NASA Says Shuttle Repairs Not Necessary

A gouge on the belly of the space shuttle Endeavour won’t require repairs, NASA has decided.

The space agency announced that astronauts would not need to leave the station for another spacewalk after days of careful testing, analysis and deliberation.

They opted not to fix a small gouge in panels located on the shuttle’s belly based on the overwhelming – but not unanimous – recommendations of hundreds of engineers.

For several days now, NASA has repeatedly stated that safety was not an issue and that there would not be a repeat of the 2003 Columbia disaster that killed the entire crew. The concern was that the heat from re-entry could weaken the shuttle’s aluminum frame and result in lengthy post-flight repairs.

In the end, managers decided they couldn’t justify putting astronauts at risk if the vehicle was in acceptable shape to make the journey home just to save some repair costs. A spacewalk earlier this week was cut short by an astronaut’s ripped glove, showing how hazardous even a relatively routine mission outside the International Space Station can be, noted John Shannon, chairman of the mission management team.
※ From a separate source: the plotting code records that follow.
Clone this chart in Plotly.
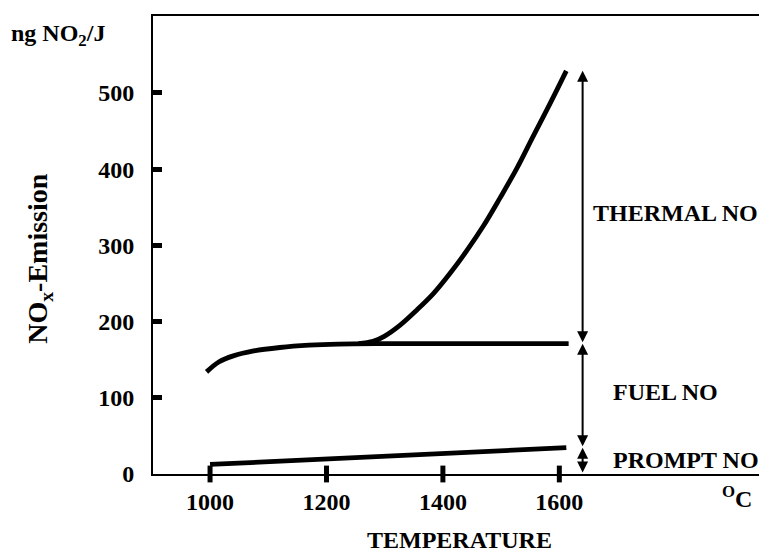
import plotly.graph_objects as go

# ---- data ----
fuel_x = [994, 1015, 1040, 1075, 1120, 1170, 1220, 1300, 1400, 1500, 1616]
fuel_y = [134, 147, 155, 161.5, 166, 169, 170.5, 171, 171, 171, 171]

thermal_x = [1255, 1280, 1300, 1326, 1355, 1384, 1412, 1441, 1470, 1498, 1527, 1555, 1584, 1612]
thermal_y = [171, 174, 181, 195, 215, 237, 263, 293, 326, 362, 401, 443, 486, 529]

prompt_x = [1000, 1612]
prompt_y = [12.5, 34.5]

x_ticks = [1000, 1200, 1400, 1600]
y_ticks = [0, 100, 200, 300, 400, 500]

arrow_x = 1640
labels = ["THERMAL NO", "FUEL NO", "PROMPT NO"]

FONT = "Liberation Serif"
FS = 24

fig = go.Figure()
line = dict(color="black", width=4.8)
fig.add_trace(go.Scatter(x=fuel_x, y=fuel_y, mode="lines", line=dict(**line, shape="spline"),
                         hoverinfo="skip", showlegend=False))
fig.add_trace(go.Scatter(x=thermal_x, y=thermal_y, mode="lines", line=dict(**line, shape="spline"),
                         hoverinfo="skip", showlegend=False))
fig.add_trace(go.Scatter(x=prompt_x, y=prompt_y, mode="lines", line=line,
                         hoverinfo="skip", showlegend=False))
# x tick marks crossing the axis
fig.add_trace(go.Scatter(x=x_ticks, y=[0] * len(x_ticks), mode="markers",
                         marker=dict(symbol="line-ns-open", size=12, color="black",
                                     line=dict(color="black", width=5)),
                         cliponaxis=False, hoverinfo="skip", showlegend=False))

# arrows
top = thermal_y[-1]
mid = fuel_y[-1]
low = prompt_y[-1]
for y0, y1 in [(mid, top), (low, mid), (0, low)]:
    fig.add_annotation(x=arrow_x, y=y1, ax=arrow_x, ay=y0, xref="x", yref="y", axref="x", ayref="y",
                       text="", showarrow=True, arrowhead=2, arrowside="end+start",
                       arrowsize=1.1, arrowwidth=2, arrowcolor="black")

lab_font = dict(family=FONT, size=FS, color="black", weight="bold")
fig.add_annotation(x=0.722, xref="paper", y=342, yref="y", text=labels[0], showarrow=False,
                   xanchor="left", yanchor="middle", font=lab_font)
fig.add_annotation(x=0.755, xref="paper", y=108, yref="y", text=labels[1], showarrow=False,
                   xanchor="left", yanchor="middle", font=lab_font)
fig.add_annotation(x=0.755, xref="paper", y=18, yref="y", text=labels[2], showarrow=False,
                   xanchor="left", yanchor="middle", font=lab_font)

# axis texts
fig.add_annotation(x=0.5066, xref="paper", y=-0.144, yref="paper", text="TEMPERATURE", showarrow=False,
                   xanchor="center", yanchor="middle", font=lab_font)
fig.add_annotation(x=0.992, xref="paper", y=-0.05, yref="paper", text="<sup>O</sup>C", showarrow=False,
                   xanchor="right", yanchor="middle", font=lab_font)
fig.add_annotation(x=-0.238, xref="paper", y=0.958, yref="paper", text="ng NO<sub>2</sub>/J", showarrow=False,
                   xanchor="left", yanchor="middle", font=lab_font)
fig.add_annotation(x=-0.1865, xref="paper", y=0.47, yref="paper", text="NO<sub>x</sub>-Emission",
                   showarrow=False, textangle=-90, xanchor="center", yanchor="middle",
                   font=dict(family=FONT, size=28, color="black", weight="bold"))

fig.update_layout(
    width=759, height=554,
    margin=dict(l=153, r=0, t=16, b=80),
    plot_bgcolor="white", paper_bgcolor="white",
    font=dict(family=FONT, size=FS, color="black", weight="bold"),
    xaxis=dict(range=[902, 1943], tickvals=x_ticks, showgrid=False, zeroline=False,
               showline=True, linecolor="black", linewidth=2, mirror=True,
               ticks="", ticklabelstandoff=5),
    yaxis=dict(range=[0, 601], tickvals=y_ticks, showgrid=False, zeroline=False,
               showline=True, linecolor="black", linewidth=2,
               ticks="inside", ticklen=9, tickwidth=5, tickcolor="black", ticklabelstandoff=12),
)

fig.write_html("out.html")
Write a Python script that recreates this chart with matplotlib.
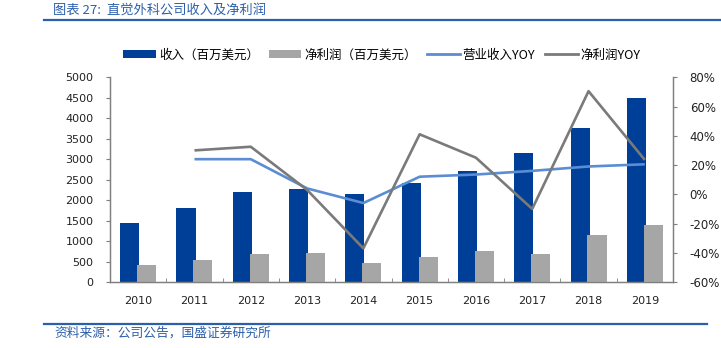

“I am 100 per cent comfortable that the work that has been done has accurately characterized it (the damage) and that we will have a very successful re-entry,” said Shannon. “I am also 100 per cent confident that if we would have gotten a different answer and found out that this was something that was going to endanger the lives of the crew, that we had the capability on board to go and repair it and then have a successful entry.”

Johnson Space Center’s engineering group in Houston wanted to proceed with the repairs. But everyone else, including safety officials, voted to skip them.

The thermal shielding on Endeavour’s belly was pierced by a piece of debris that broke off the external fuel tank shortly after liftoff Aug. 8. The debris carved out a 3 1/2-inch-long, 2-inch-wide gouge and dug all the way through the thermal tiles. Left completely exposed was a narrow 1-inch strip of the overlying felt fabric, the last barrier before the shuttle’s aluminum structure.

However, a Nobel Prize-winning physicist who served on the Columbia investigation board four years ago, Stanford University’s Douglas Osheroff, questioned NASA’s hesitancy to perform the repairs.

“I don’t see why NASA is going to invent a fix and not use it,” said Osheroff. “This attitude of, ‘It looks like it’s OK, let’s not do anything about it,’ it seems like the Columbia NASA.”

Osheroff believes it’s imperative that the decision be made by NASA’s upper management, not just left with the shuttle mission management team, which occurred during Columbia.